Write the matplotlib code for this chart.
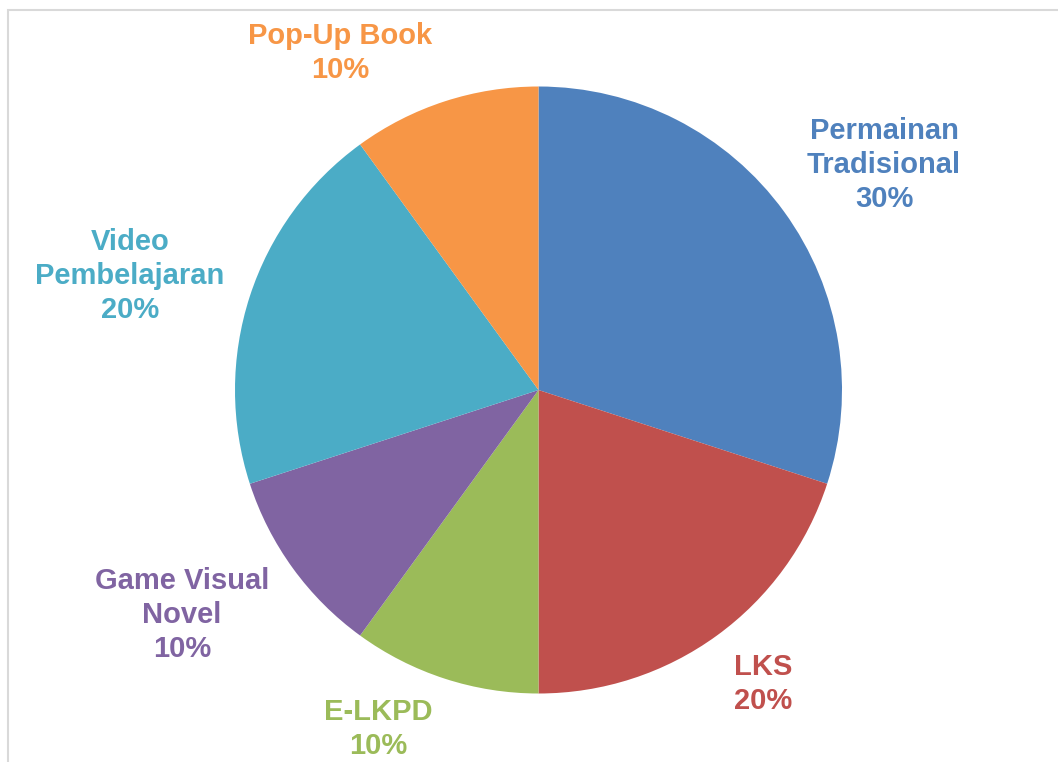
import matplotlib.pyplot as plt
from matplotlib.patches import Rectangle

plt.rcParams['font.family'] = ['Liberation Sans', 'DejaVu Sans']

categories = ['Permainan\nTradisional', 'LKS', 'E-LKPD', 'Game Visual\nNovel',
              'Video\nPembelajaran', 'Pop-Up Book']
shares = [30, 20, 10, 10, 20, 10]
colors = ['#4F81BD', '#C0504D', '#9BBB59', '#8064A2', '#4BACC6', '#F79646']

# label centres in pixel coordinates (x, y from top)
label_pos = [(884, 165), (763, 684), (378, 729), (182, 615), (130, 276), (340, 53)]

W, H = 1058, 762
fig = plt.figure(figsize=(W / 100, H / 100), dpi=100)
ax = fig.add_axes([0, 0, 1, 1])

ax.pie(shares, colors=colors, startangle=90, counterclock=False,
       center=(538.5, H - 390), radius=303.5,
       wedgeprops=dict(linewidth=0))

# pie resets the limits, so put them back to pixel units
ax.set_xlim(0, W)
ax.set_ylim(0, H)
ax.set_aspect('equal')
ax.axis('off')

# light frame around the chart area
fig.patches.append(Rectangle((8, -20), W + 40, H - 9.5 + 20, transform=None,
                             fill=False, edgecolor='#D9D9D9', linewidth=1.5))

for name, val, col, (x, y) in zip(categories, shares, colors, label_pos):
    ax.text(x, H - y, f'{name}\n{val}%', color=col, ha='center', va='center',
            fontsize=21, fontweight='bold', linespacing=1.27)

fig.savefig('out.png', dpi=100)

- - - - -

### PROBLEM DETAILS
Gather up every line from the listing above in which the word "chart" occurs.

### RESPONSE TO THE EXERCISE
Write the matplotlib code for this chart.
# light frame around the chart area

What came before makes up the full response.